Wednesday, August 17, 2016

Ravenwing Tactics: Psychic Powers

Ravenwing Tactics: Psychic Powers

I’m not going to go through each psychic discipline and explain each spell. Instead I’m going to talk about the strengths of each discipline and when you want to roll on it. While these are meant for Ravenwing players, most of the broad strokes apply to any army.

Divination
One of the better general purpose disciplines, only the last power in this list is bad for a ravenwing army. Black knights don’t benefit much from prescience for shooting, but grav bikes and multi-melta attack bikes do. Ignores cover is amazing, and a 4+ invulnerable save isn’t a game-changer but if it saves a couple black knights it’s probably paid it’s cost. Overwatch at full BS actually overrides the stipulation that Grim Resolve has on jinking, making you terrifying to charge. Divination suffers from not being the best against any individual any army, but if you’re running a large number of psykers and already got the powers you need you probably won’t go wrong with this discipline.

Interromancy
Ties with Divination as the best all-rounder discipline, and definitely has more strong powers. Mind Wipe is overcosted but it can work as a discount invisibility and allow you to beat enemy death stars, and aversion works in a similar manner. Righteous repugnance is pretty good and can help you get an important round of combat off with your black knights or an allied unit. Trephination is pretty bad and seed of fear is situational. Mind Worm is usually not worth it but combined with the Eye of Vengeance you’ve got a decent chance of sucking someone’s brain out, especially a monstrous creature like a riptide.

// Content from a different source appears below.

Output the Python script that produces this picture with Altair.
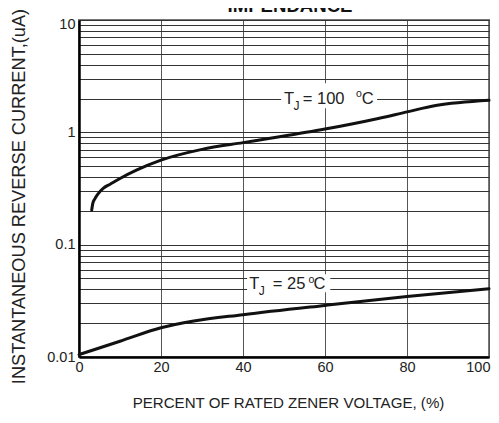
import altair as alt
import pandas as pd

TITLE = "IMPENDANCE"
X_TITLE = "PERCENT OF RATED ZENER VOLTAGE, (%)"
Y_TITLE = "INSTANTANEOUS REVERSE CURRENT,(uA)"

# T_J = 100 °C curve
pct_100 = [3.1, 3.35, 3.9, 4.7, 5.9, 7.6, 10, 14, 20, 30, 40, 47, 60, 73, 80, 87, 100]
cur_100 = [0.203, 0.232, 0.257, 0.285, 0.317, 0.345, 0.388, 0.46, 0.565, 0.705, 0.81, 0.89,
           1.07, 1.33, 1.52, 1.73, 1.93]

# T_J = 25 °C curve
pct_25 = [0, 10, 20, 28, 40, 60, 80, 100]
cur_25 = [0.0105, 0.0138, 0.0182, 0.0209, 0.0238, 0.0288, 0.0345, 0.0405]

x_ticks = [0, 20, 40, 60, 80, 100]
y_major = [0.01, 0.1, 1, 10]
y_grid = [m * d for d in [0.01, 0.1, 1] for m in range(1, 10)] + [10]

# annotation labels: anchor (pct, current) and white box extents
lab_temp = ["100", "25"]
lab_x = [50, 41.5]
lab_y = [2.0, 0.045]
box_x1 = [49.3, 41.0]
box_x2 = [72.7, 61.3]
box_y1 = [1.64, 0.0377]
box_y2 = [2.74, 0.0545]

SANS = "Liberation Sans, Arial, Helvetica"

xs = alt.Scale(domain=[0, 100], nice=False, zero=False)
ys = alt.Scale(type="log", domain=[0.01, 10], nice=False)

major_expr = " || ".join(f"datum.value == {v}" for v in y_major)

x_axis = alt.Axis(
    values=x_ticks, grid=True, gridColor="#555", gridWidth=1,
    domain=True, domainColor="#000", domainWidth=2.5, ticks=False,
    labelFont=SANS, labelFontSize=14.5, labelColor="#222", labelPadding=3,
    labelFlush=False, labelOverlap=False,
    labelAlign=alt.condition("datum.value == 100", alt.value("right"), alt.value("center")),
    labelOffset=alt.condition("datum.value == 100", alt.value(1), alt.value(0)),
    title=X_TITLE, titleFont=SANS, titleFontSize=15.1, titleFontWeight="normal",
    titleColor="#222", titleX=209, titleY=50, titleBaseline="alphabetic", titleAlign="center",
)
y_axis = alt.Axis(
    values=y_grid, grid=True, gridColor="#333", gridWidth=1,
    domain=True, domainColor="#000", domainWidth=2.5, ticks=False,
    labelExpr=f"({major_expr}) ? datum.value + '' : ''",
    labelFont=SANS, labelFontSize=14.5, labelColor="#222", labelPadding=4,
    labelFlush=False, labelOverlap=False,
    labelOffset=alt.condition("datum.value == 10", alt.value(4), alt.value(0)),
    title=Y_TITLE, titleFont=SANS, titleFontSize=18.2, titleFontWeight="normal",
    titleColor="#222", titleX=-60, titleY=176, titleAngle=270,
    titleBaseline="middle", titleAlign="center",
)


def X(field):
    return alt.X(field, scale=xs, axis=x_axis, title=X_TITLE)


def Y(field):
    return alt.Y(field, scale=ys, axis=y_axis, title=Y_TITLE)


curves = pd.DataFrame({
    "x": pct_100 + pct_25,
    "y": cur_100 + cur_25,
    "s": ["100"] * len(pct_100) + ["25"] * len(pct_25),
})

line = alt.Chart(curves).mark_line(
    color="#111", strokeWidth=3, interpolate="monotone", strokeCap="round"
).encode(x=X("x:Q"), y=Y("y:Q"), detail="s:N")

boxes = alt.Chart(pd.DataFrame({
    "x": box_x1, "x2": box_x2, "y": box_y1, "y2": box_y2,
})).mark_rect(fill="white").encode(
    x=X("x:Q"), x2="x2:Q", y=Y("y:Q"), y2="y2:Q",
)

# pieces of "T_J = NNN °C": (text, dx, dy, size) per label
pieces = {
    "100": [("T", 0, 5.5, 16.5), ("J", 9.5, 11, 12), ("= 100", 18.8, 5.5, 16.5),
            ("o", 72, -1.5, 10.5), ("C", 77.8, 5.5, 16.5)],
    "25": [("T", 0, 5.5, 16.5), ("J", 9.5, 11, 12), ("= 25", 23.7, 5.5, 16.5),
           ("o", 59.3, -1, 10.5), ("C", 64.3, 5.5, 16.5)],
}

text_layers = []
for t, lx, ly in zip(lab_temp, lab_x, lab_y):
    for txt, dx, dy, size in pieces[t]:
        text_layers.append(
            alt.Chart(pd.DataFrame({"x": [lx], "y": [ly], "t": [txt]})).mark_text(
                align="left", baseline="alphabetic", dx=dx, dy=dy,
                fontSize=size, font=SANS, color="#222",
            ).encode(x=X("x:Q"), y=Y("y:Q"), text="t:N")
        )

title = alt.Chart(pd.DataFrame({"t": [TITLE]})).mark_text(
    align="center", baseline="alphabetic", fontSize=18.6, fontWeight="bold",
    font=SANS, color="#111",
).encode(x=alt.value(211), y=alt.value(-8), text="t:N")

chart = alt.layer(line, boxes, *text_layers, title).properties(
    width=410, height=337,
    autosize=alt.AutoSizeParams(type="none"),
    padding={"left": 71, "top": 12, "right": 2, "bottom": 54},
    background="white",
).configure_view(stroke="#777", strokeWidth=2)

chart.save("out.html", embed_options={"renderer": "svg", "actions": False})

Telekinesis, Geokinesis, and Pyromancy
I’m including this entry so people won’t say I forgot three disciplines. There’s nothing in them that you need and can’t get better somewhere else. Don’t bother with them.

Daemonology
Both types of Daemonology have some things to offer Ravenwing, but they really aren’t worth it due to the higher chance of perils. I could see a case for hammerhand and banishment when playing against daemons, but you’re probably better off with librarius for that.

Biomancy

Dark Angels don’t have access to it, but it’s easy to ally in some Space Marines who do. -1 toughness and strength can be pretty good, same for 4+ feel no pain to keep your boys kicking. The shooting attacks are mostly useless, so there aren’t a lot of times I’d recommend this over another discipline because there’s too many bad powers and not enough amazing ones.

Telepathy
Speaking of amazing powers, Invisibility is the best power in the game. I don’t think I’ve heard a single good argument for any power being better than it. Even in ITC format where it’s nerfed, it’s still powerful. Unfortunately the rest of the table is only ok, only being useful against people susceptible to leadership shenanigans like Tau or Eldar. And those are exactly the two armies you’re pretty much always going to use this discipline against. Shriek is great for killing wraithknights and riptides, terrify can run units off the board and spare you the shooting, and invsibility is going to make most your units unkillable. Against other armies this is a toss-up. It can be useful against drop pod alpha strike space marine armies, but I would never use it against daemons, especially sceamers who don’t care at all with their automatic hits. But for daemons we’ve got…

Librarius
Invisibility may be the best power, but Librarius is a strong contender for best discipline. There are few bad powers in here. Null Zone and Veil of time are amazing, the shooting attacks are decent for their warp charge cost, and Scourge can potentially really mess up other psykers. This is the discipline you want against daemons and death stars. Invisibility helps in melee but being able to drop the invulnerable save of thunderstars or reroll your saves against sceamer drive-bys is incredibly important. Might of Heroes is also fantastic if your librarian needs to head off on their own to go decapitate a riptide or something.

Technomancy
Once in awhile in the first round of a tournament you’re going to play against some guy who decided to run a dozen walkers or three knights. That’s really the only kind of person you’ll need this discipline against, because regular vehicles are weak and easily picked apart in melee or with plasma by our bikes.

Fulmination
The Telepathy of alpha-strikes. Most of the powers in this discipline are situational or bad, until you get to electrodisplacement. Unfortunately every tournament format so far has nerfed this power to not allow you to charge after using it, so there’s no reason to take this discipline.